The Royals have lost four in a row and could have been swept by Cleveland and Texas in consecutive series with a couple of bad breaks. If Joakim Soria doesn’t settle down and get the save on Tuesday or Melky Cabrera’s walk off single is right at someone, we could be staring at a prolonged losing streak.
Those events didn’t happen, though, so the team needs to regroup. Nobody expected playoff matchups to be in the cards, but the Royals have shown they can play some solid baseball early on. The bullpen is young and learning how to get major league hitters out, so there will be some rough outings. Ned Yost isn’t shy about putting them in position to succeed, though. Aaron Crow has been tested against the heart of the order multiple times and Coleman was brought in with runners on and Choo, Carlos Santana and Travis Hafner coming up. It didn’t go his way tonight, but it’s something to learn from.
That’s going to be the real test of this season – how do the young players react to failure at the highest level of competition? The organization trusts them, or they wouldn’t be up here at this point. Yost trusts them too, or at least thinks they can figure it out.
Meanwhile, Alex Gordon is still hitting and the Francoeur and Cabrera signings are looking like good moves. So far.
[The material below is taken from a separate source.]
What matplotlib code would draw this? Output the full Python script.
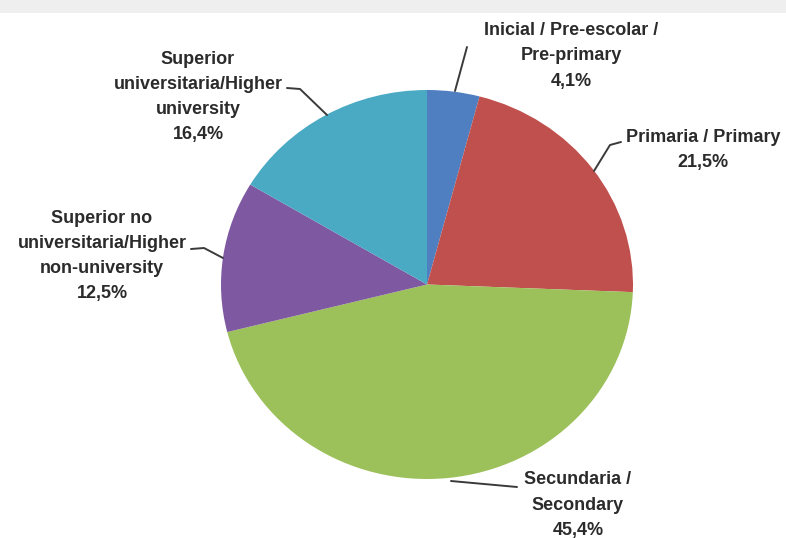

In the face of adversity, we’ll see how the team reacts. Former versions of the team would fold up and lose another six games. My hunch is that this group won’t go that route.
Jeff Francis (0-2, 4.06) takes the hill tomorrow against Josh Tomlin (3-0, 2.33). Tomlin allowed just six baserunners in 7.1 innings last Thursday in Kansas City before his bullpen blew the lead. Francis was rocked for six runs (five earned) in surrendering nine hits and two homers in Texas on Friday.